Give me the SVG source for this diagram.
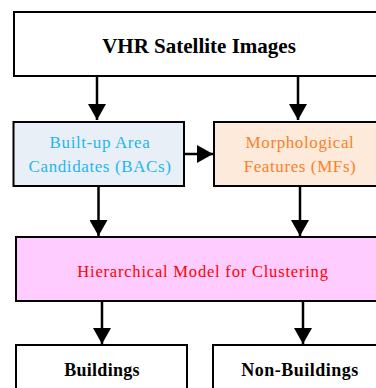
<svg xmlns="http://www.w3.org/2000/svg" width="376" height="388" viewBox="0 0 376 388">
<style>
.box{stroke:#000;stroke-width:2}
.conn{stroke:#000;stroke-width:2.5;fill:none}
.t{font-family:"Liberation Serif","Times New Roman",serif;text-anchor:middle}
.b{font-weight:bold}
</style>
<defs>
<marker id="ah" markerUnits="userSpaceOnUse" markerWidth="16" markerHeight="18" viewBox="0 0 16 18" refX="16" refY="9" orient="auto">
<path d="M0,0 L16,9 L0,18 Z" fill="#000"/>
</marker>
</defs>
<rect width="376" height="388" fill="#fff"/>
<g id="vhr">
<rect class="box" x="14" y="12" width="372" height="64" fill="#fff"/>
<text class="t b" x="199" y="53" font-size="21">VHR Satellite Images</text>
</g>
<g id="bac">
<rect class="box" x="13.5" y="122" width="170.5" height="64" fill="#E9EFF6"/>
<text class="t" x="100" y="148" font-size="17" fill="#1FB6F0" letter-spacing="0.6">Built-up Area</text>
<text class="t" x="100" y="172" font-size="17" fill="#1FB6F0" letter-spacing="0.6">Candidates (BACs)</text>
</g>
<g id="mf">
<rect class="box" x="214" y="122" width="172" height="64" fill="#FDEADA"/>
<text class="t" x="300" y="148" font-size="17" fill="#FF7F27" letter-spacing="0.6">Morphological</text>
<text class="t" x="300" y="172" font-size="17" fill="#FF7F27" letter-spacing="0.6">Features (MFs)</text>
</g>
<g id="hier">
<rect class="box" x="16" y="237" width="370" height="64" fill="#FFCCFF"/>
<text class="t" x="203" y="277" font-size="16.5" fill="#FF0000" letter-spacing="0.8">Hierarchical Model for Clustering</text>
</g>
<g id="buildings">
<rect class="box" x="16" y="345" width="171" height="60" fill="#fff"/>
<text class="t b" x="102" y="376" font-size="18" letter-spacing="0.3">Buildings</text>
</g>
<g id="nonbuildings">
<rect class="box" x="213" y="345" width="173" height="60" fill="#fff"/>
<text class="t b" x="300" y="376" font-size="18" letter-spacing="0.5">Non-Buildings</text>
</g>
<g id="connectors">
<line class="conn" x1="97" y1="76" x2="97" y2="120" marker-end="url(#ah)"/>
<line class="conn" x1="298" y1="76" x2="298" y2="120" marker-end="url(#ah)"/>
<line class="conn" x1="184" y1="154" x2="213" y2="154" marker-end="url(#ah)"/>
<line class="conn" x1="98.5" y1="186" x2="98.5" y2="236" marker-end="url(#ah)"/>
<line class="conn" x1="300" y1="186" x2="300" y2="236" marker-end="url(#ah)"/>
<line class="conn" x1="102" y1="301" x2="102" y2="344" marker-end="url(#ah)"/>
<line class="conn" x1="303" y1="301" x2="303" y2="344" marker-end="url(#ah)"/>
</g>
</svg>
- - -
> _Problem details_: Leave out the pictures and restate everything else word for word.

> _Answer in full_:
Give me the SVG source for this diagram.
<svg xmlns="http://www.w3.org/2000/svg" width="376" height="388" viewBox="0 0 376 388">
<style>
.box{stroke:#000;stroke-width:2}
.conn{stroke:#000;stroke-width:2.5;fill:none}
.t{font-family:"Liberation Serif","Times New Roman",serif;text-anchor:middle}
.b{font-weight:bold}
</style>
<defs>
<marker id="ah" markerUnits="userSpaceOnUse" markerWidth="16" markerHeight="18" viewBox="0 0 16 18" refX="16" refY="9" orient="auto">
<path d="M0,0 L16,9 L0,18 Z" fill="#000"/>
</marker>
</defs>
<rect width="376" height="388" fill="#fff"/>
<g id="vhr">
<rect class="box" x="14" y="12" width="372" height="64" fill="#fff"/>
<text class="t b" x="199" y="53" font-size="21">VHR Satellite Images</text>
</g>
<g id="bac">
<rect class="box" x="13.5" y="122" width="170.5" height="64" fill="#E9EFF6"/>
<text class="t" x="100" y="148" font-size="17" fill="#1FB6F0" letter-spacing="0.6">Built-up Area</text>
<text class="t" x="100" y="172" font-size="17" fill="#1FB6F0" letter-spacing="0.6">Candidates (BACs)</text>
</g>
<g id="mf">
<rect class="box" x="214" y="122" width="172" height="64" fill="#FDEADA"/>
<text class="t" x="300" y="148" font-size="17" fill="#FF7F27" letter-spacing="0.6">Morphological</text>
<text class="t" x="300" y="172" font-size="17" fill="#FF7F27" letter-spacing="0.6">Features (MFs)</text>
</g>
<g id="hier">
<rect class="box" x="16" y="237" width="370" height="64" fill="#FFCCFF"/>
<text class="t" x="203" y="277" font-size="16.5" fill="#FF0000" letter-spacing="0.8">Hierarchical Model for Clustering</text>
</g>
<g id="buildings">
<rect class="box" x="16" y="345" width="171" height="60" fill="#fff"/>
<text class="t b" x="102" y="376" font-size="18" letter-spacing="0.3">Buildings</text>
</g>
<g id="nonbuildings">
<rect class="box" x="213" y="345" width="173" height="60" fill="#fff"/>
<text class="t b" x="300" y="376" font-size="18" letter-spacing="0.5">Non-Buildings</text>
</g>
<g id="connectors">
<line class="conn" x1="97" y1="76" x2="97" y2="120" marker-end="url(#ah)"/>
<line class="conn" x1="298" y1="76" x2="298" y2="120" marker-end="url(#ah)"/>
<line class="conn" x1="184" y1="154" x2="213" y2="154" marker-end="url(#ah)"/>
<line class="conn" x1="98.5" y1="186" x2="98.5" y2="236" marker-end="url(#ah)"/>
<line class="conn" x1="300" y1="186" x2="300" y2="236" marker-end="url(#ah)"/>
<line class="conn" x1="102" y1="301" x2="102" y2="344" marker-end="url(#ah)"/>
<line class="conn" x1="303" y1="301" x2="303" y2="344" marker-end="url(#ah)"/>
</g>
</svg>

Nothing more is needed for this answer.